DATA TO PROCESS –
================
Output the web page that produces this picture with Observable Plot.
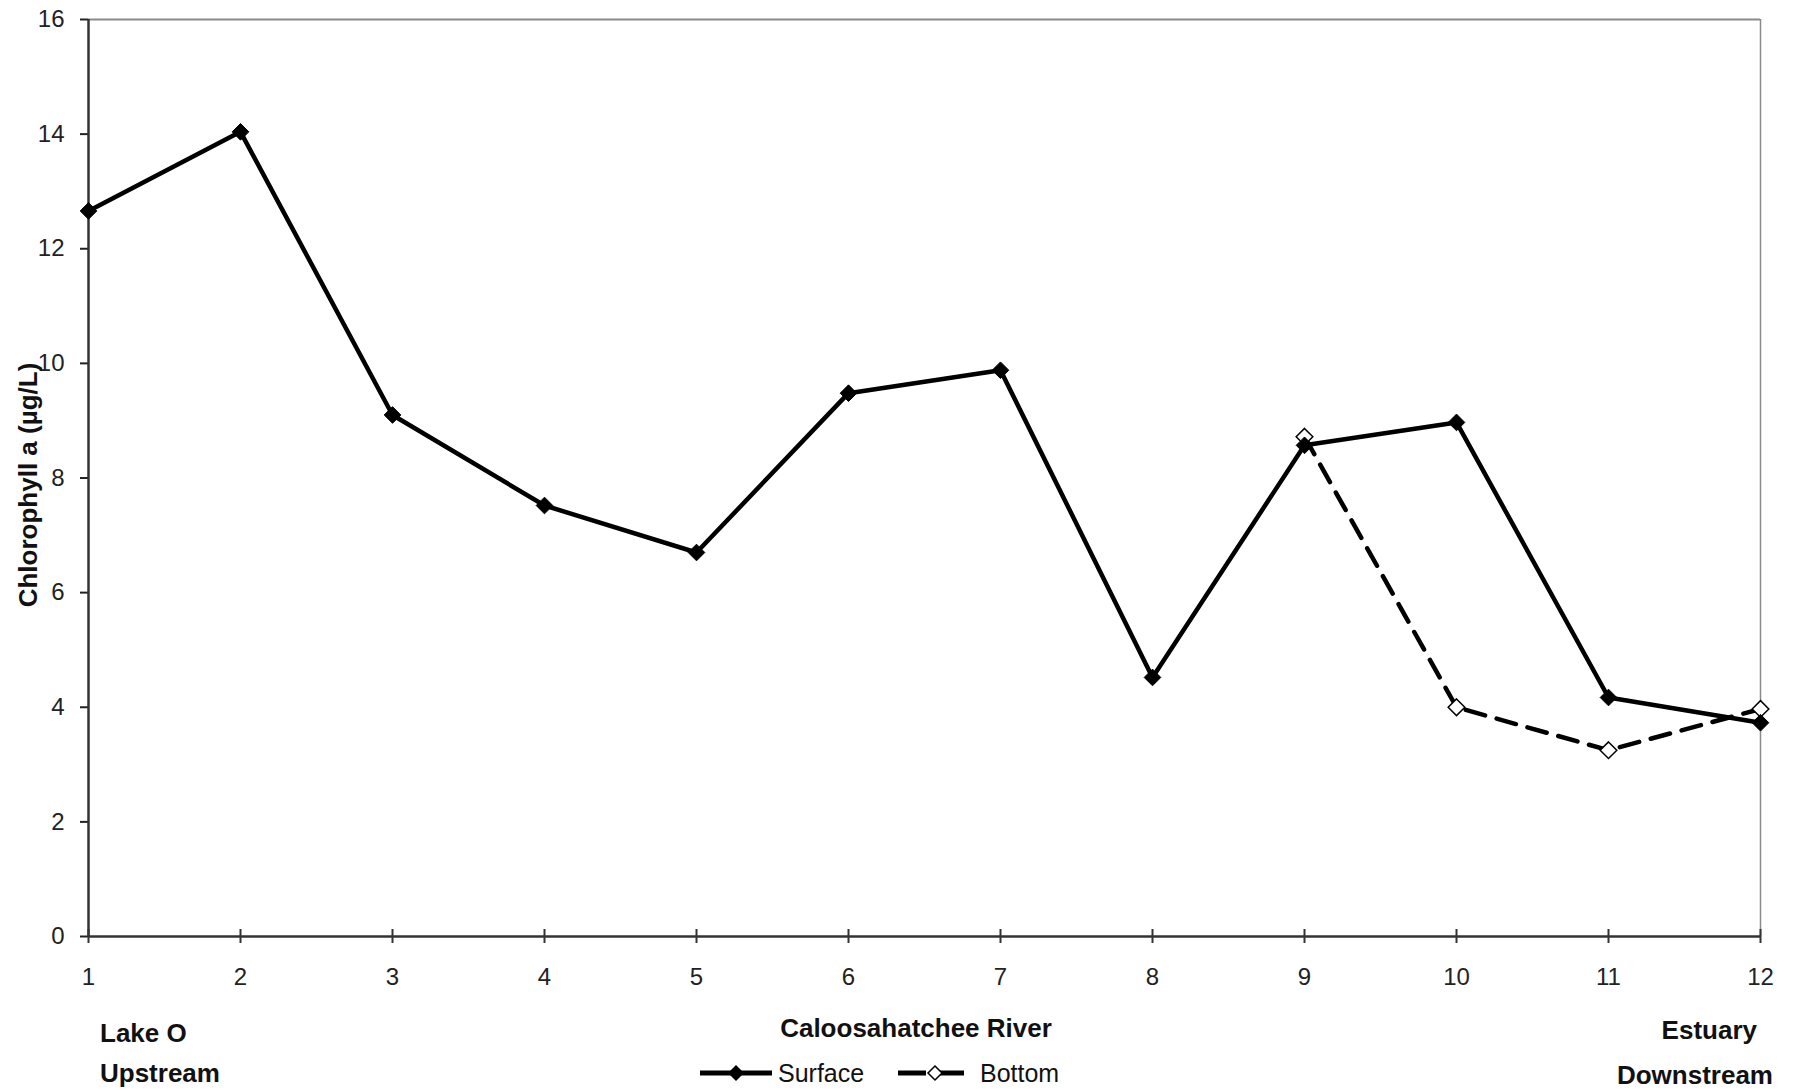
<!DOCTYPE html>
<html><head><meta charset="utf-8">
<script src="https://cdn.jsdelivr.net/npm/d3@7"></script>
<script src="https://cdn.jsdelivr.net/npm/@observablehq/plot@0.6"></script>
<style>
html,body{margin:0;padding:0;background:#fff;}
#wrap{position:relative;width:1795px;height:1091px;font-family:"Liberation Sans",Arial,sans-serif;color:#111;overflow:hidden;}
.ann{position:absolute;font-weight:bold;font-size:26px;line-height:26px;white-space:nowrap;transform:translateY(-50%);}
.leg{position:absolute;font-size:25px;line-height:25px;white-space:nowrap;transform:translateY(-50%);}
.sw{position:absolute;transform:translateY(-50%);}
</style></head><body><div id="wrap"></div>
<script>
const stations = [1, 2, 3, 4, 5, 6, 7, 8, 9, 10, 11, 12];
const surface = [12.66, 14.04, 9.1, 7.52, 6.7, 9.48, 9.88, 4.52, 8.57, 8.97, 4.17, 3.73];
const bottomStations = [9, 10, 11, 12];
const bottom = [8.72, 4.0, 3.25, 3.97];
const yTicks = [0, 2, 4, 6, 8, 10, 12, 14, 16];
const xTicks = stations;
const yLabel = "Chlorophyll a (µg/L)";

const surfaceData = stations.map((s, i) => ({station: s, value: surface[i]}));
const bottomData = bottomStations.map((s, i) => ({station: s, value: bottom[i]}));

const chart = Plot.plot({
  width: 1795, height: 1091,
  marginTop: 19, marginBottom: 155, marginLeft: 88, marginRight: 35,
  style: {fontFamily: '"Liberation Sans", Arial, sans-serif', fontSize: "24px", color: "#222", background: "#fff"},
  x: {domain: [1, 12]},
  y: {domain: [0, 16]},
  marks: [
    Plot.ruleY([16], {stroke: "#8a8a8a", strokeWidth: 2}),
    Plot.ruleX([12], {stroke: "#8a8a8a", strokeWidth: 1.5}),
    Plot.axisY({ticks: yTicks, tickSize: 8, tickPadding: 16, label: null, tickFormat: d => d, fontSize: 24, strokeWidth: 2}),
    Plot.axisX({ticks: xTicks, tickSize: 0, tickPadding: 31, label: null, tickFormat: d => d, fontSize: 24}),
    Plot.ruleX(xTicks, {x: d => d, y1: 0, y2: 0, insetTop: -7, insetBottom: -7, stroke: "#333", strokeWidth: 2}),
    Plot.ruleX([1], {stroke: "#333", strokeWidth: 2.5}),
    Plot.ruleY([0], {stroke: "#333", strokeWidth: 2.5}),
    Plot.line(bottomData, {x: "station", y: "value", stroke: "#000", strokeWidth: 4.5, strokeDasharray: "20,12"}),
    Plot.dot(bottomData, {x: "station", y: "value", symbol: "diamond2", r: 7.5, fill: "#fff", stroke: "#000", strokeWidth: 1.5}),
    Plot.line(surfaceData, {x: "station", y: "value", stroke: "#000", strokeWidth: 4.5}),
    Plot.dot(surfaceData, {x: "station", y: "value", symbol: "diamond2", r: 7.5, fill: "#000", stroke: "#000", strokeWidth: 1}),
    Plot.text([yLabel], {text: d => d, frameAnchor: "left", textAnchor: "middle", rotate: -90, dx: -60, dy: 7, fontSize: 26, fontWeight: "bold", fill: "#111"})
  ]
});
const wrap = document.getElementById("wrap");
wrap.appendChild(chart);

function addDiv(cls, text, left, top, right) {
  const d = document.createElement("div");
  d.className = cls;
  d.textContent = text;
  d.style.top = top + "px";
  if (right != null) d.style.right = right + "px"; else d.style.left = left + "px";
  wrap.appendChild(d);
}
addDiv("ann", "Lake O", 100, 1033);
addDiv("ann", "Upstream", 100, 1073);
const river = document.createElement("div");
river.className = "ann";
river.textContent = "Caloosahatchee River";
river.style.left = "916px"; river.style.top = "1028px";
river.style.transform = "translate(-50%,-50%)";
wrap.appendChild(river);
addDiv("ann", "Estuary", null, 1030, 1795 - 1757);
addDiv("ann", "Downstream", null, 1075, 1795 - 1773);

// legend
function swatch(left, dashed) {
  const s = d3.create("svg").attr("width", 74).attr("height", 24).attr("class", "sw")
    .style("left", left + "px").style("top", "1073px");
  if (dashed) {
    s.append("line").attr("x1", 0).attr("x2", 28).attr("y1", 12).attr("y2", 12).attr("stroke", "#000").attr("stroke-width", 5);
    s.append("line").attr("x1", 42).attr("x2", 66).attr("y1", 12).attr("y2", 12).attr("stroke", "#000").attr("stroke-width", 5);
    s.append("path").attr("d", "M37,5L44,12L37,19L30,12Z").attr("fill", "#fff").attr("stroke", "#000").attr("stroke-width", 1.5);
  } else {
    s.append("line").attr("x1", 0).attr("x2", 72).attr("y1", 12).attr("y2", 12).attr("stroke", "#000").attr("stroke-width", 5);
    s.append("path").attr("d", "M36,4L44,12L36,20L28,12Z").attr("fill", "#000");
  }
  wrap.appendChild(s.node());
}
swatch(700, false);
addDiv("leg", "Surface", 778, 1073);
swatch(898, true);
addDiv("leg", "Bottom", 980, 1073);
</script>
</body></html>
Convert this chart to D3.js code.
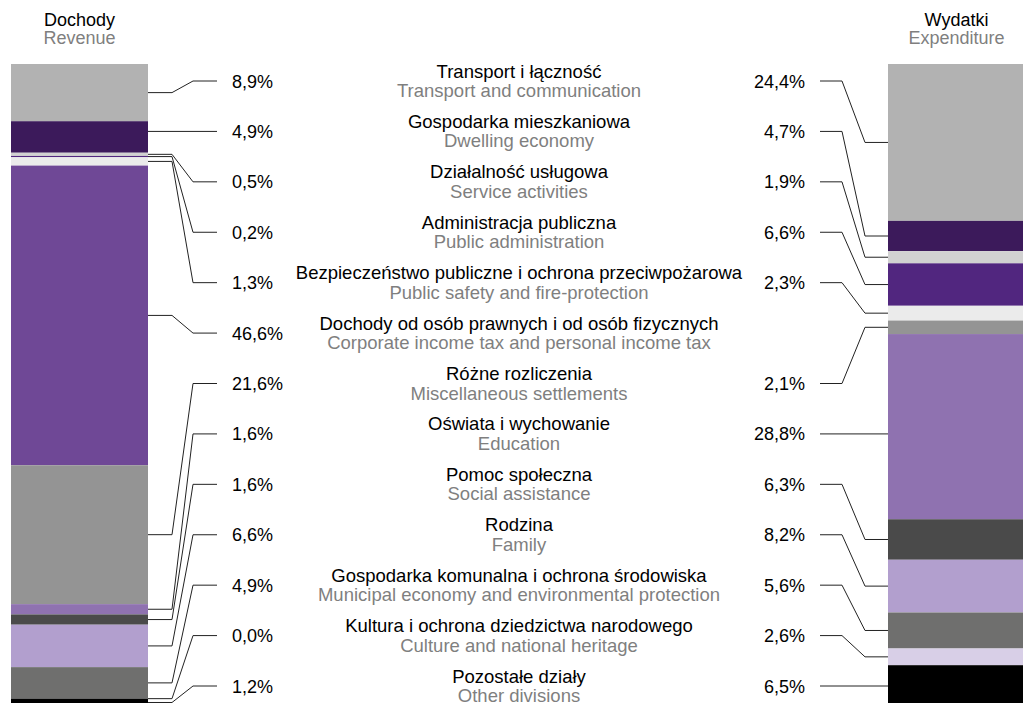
================
REQUIREMENT –
Exclude all images and restate the records above word for word.

ANSWER –
Output the web page that produces this picture with Observable Plot.
<!DOCTYPE html>
<html><head><meta charset="utf-8">
<script src="https://cdn.jsdelivr.net/npm/d3@7"></script>
<script src="https://cdn.jsdelivr.net/npm/@observablehq/plot@0.6"></script>
<style>
html,body{margin:0;padding:0;background:#fff;}
#wrap{position:relative;width:1795px;height:1091px;font-family:"Liberation Sans",Arial,sans-serif;color:#111;overflow:hidden;}
.ann{position:absolute;font-weight:bold;font-size:26px;line-height:26px;white-space:nowrap;transform:translateY(-50%);}
.leg{position:absolute;font-size:25px;line-height:25px;white-space:nowrap;transform:translateY(-50%);}
.sw{position:absolute;transform:translateY(-50%);}
</style></head><body><div id="wrap"></div>
<script>
const stations = [1, 2, 3, 4, 5, 6, 7, 8, 9, 10, 11, 12];
const surface = [12.66, 14.04, 9.1, 7.52, 6.7, 9.48, 9.88, 4.52, 8.57, 8.97, 4.17, 3.73];
const bottomStations = [9, 10, 11, 12];
const bottom = [8.72, 4.0, 3.25, 3.97];
const yTicks = [0, 2, 4, 6, 8, 10, 12, 14, 16];
const xTicks = stations;
const yLabel = "Chlorophyll a (µg/L)";

const surfaceData = stations.map((s, i) => ({station: s, value: surface[i]}));
const bottomData = bottomStations.map((s, i) => ({station: s, value: bottom[i]}));

const chart = Plot.plot({
  width: 1795, height: 1091,
  marginTop: 19, marginBottom: 155, marginLeft: 88, marginRight: 35,
  style: {fontFamily: '"Liberation Sans", Arial, sans-serif', fontSize: "24px", color: "#222", background: "#fff"},
  x: {domain: [1, 12]},
  y: {domain: [0, 16]},
  marks: [
    Plot.ruleY([16], {stroke: "#8a8a8a", strokeWidth: 2}),
    Plot.ruleX([12], {stroke: "#8a8a8a", strokeWidth: 1.5}),
    Plot.axisY({ticks: yTicks, tickSize: 8, tickPadding: 16, label: null, tickFormat: d => d, fontSize: 24, strokeWidth: 2}),
    Plot.axisX({ticks: xTicks, tickSize: 0, tickPadding: 31, label: null, tickFormat: d => d, fontSize: 24}),
    Plot.ruleX(xTicks, {x: d => d, y1: 0, y2: 0, insetTop: -7, insetBottom: -7, stroke: "#333", strokeWidth: 2}),
    Plot.ruleX([1], {stroke: "#333", strokeWidth: 2.5}),
    Plot.ruleY([0], {stroke: "#333", strokeWidth: 2.5}),
    Plot.line(bottomData, {x: "station", y: "value", stroke: "#000", strokeWidth: 4.5, strokeDasharray: "20,12"}),
    Plot.dot(bottomData, {x: "station", y: "value", symbol: "diamond2", r: 7.5, fill: "#fff", stroke: "#000", strokeWidth: 1.5}),
    Plot.line(surfaceData, {x: "station", y: "value", stroke: "#000", strokeWidth: 4.5}),
    Plot.dot(surfaceData, {x: "station", y: "value", symbol: "diamond2", r: 7.5, fill: "#000", stroke: "#000", strokeWidth: 1}),
    Plot.text([yLabel], {text: d => d, frameAnchor: "left", textAnchor: "middle", rotate: -90, dx: -60, dy: 7, fontSize: 26, fontWeight: "bold", fill: "#111"})
  ]
});
const wrap = document.getElementById("wrap");
wrap.appendChild(chart);

function addDiv(cls, text, left, top, right) {
  const d = document.createElement("div");
  d.className = cls;
  d.textContent = text;
  d.style.top = top + "px";
  if (right != null) d.style.right = right + "px"; else d.style.left = left + "px";
  wrap.appendChild(d);
}
addDiv("ann", "Lake O", 100, 1033);
addDiv("ann", "Upstream", 100, 1073);
const river = document.createElement("div");
river.className = "ann";
river.textContent = "Caloosahatchee River";
river.style.left = "916px"; river.style.top = "1028px";
river.style.transform = "translate(-50%,-50%)";
wrap.appendChild(river);
addDiv("ann", "Estuary", null, 1030, 1795 - 1757);
addDiv("ann", "Downstream", null, 1075, 1795 - 1773);

// legend
function swatch(left, dashed) {
  const s = d3.create("svg").attr("width", 74).attr("height", 24).attr("class", "sw")
    .style("left", left + "px").style("top", "1073px");
  if (dashed) {
    s.append("line").attr("x1", 0).attr("x2", 28).attr("y1", 12).attr("y2", 12).attr("stroke", "#000").attr("stroke-width", 5);
    s.append("line").attr("x1", 42).attr("x2", 66).attr("y1", 12).attr("y2", 12).attr("stroke", "#000").attr("stroke-width", 5);
    s.append("path").attr("d", "M37,5L44,12L37,19L30,12Z").attr("fill", "#fff").attr("stroke", "#000").attr("stroke-width", 1.5);
  } else {
    s.append("line").attr("x1", 0).attr("x2", 72).attr("y1", 12).attr("y2", 12).attr("stroke", "#000").attr("stroke-width", 5);
    s.append("path").attr("d", "M36,4L44,12L36,20L28,12Z").attr("fill", "#000");
  }
  wrap.appendChild(s.node());
}
swatch(700, false);
addDiv("leg", "Surface", 778, 1073);
swatch(898, true);
addDiv("leg", "Bottom", 980, 1073);
</script>
</body></html>
Convert this chart to D3.js code.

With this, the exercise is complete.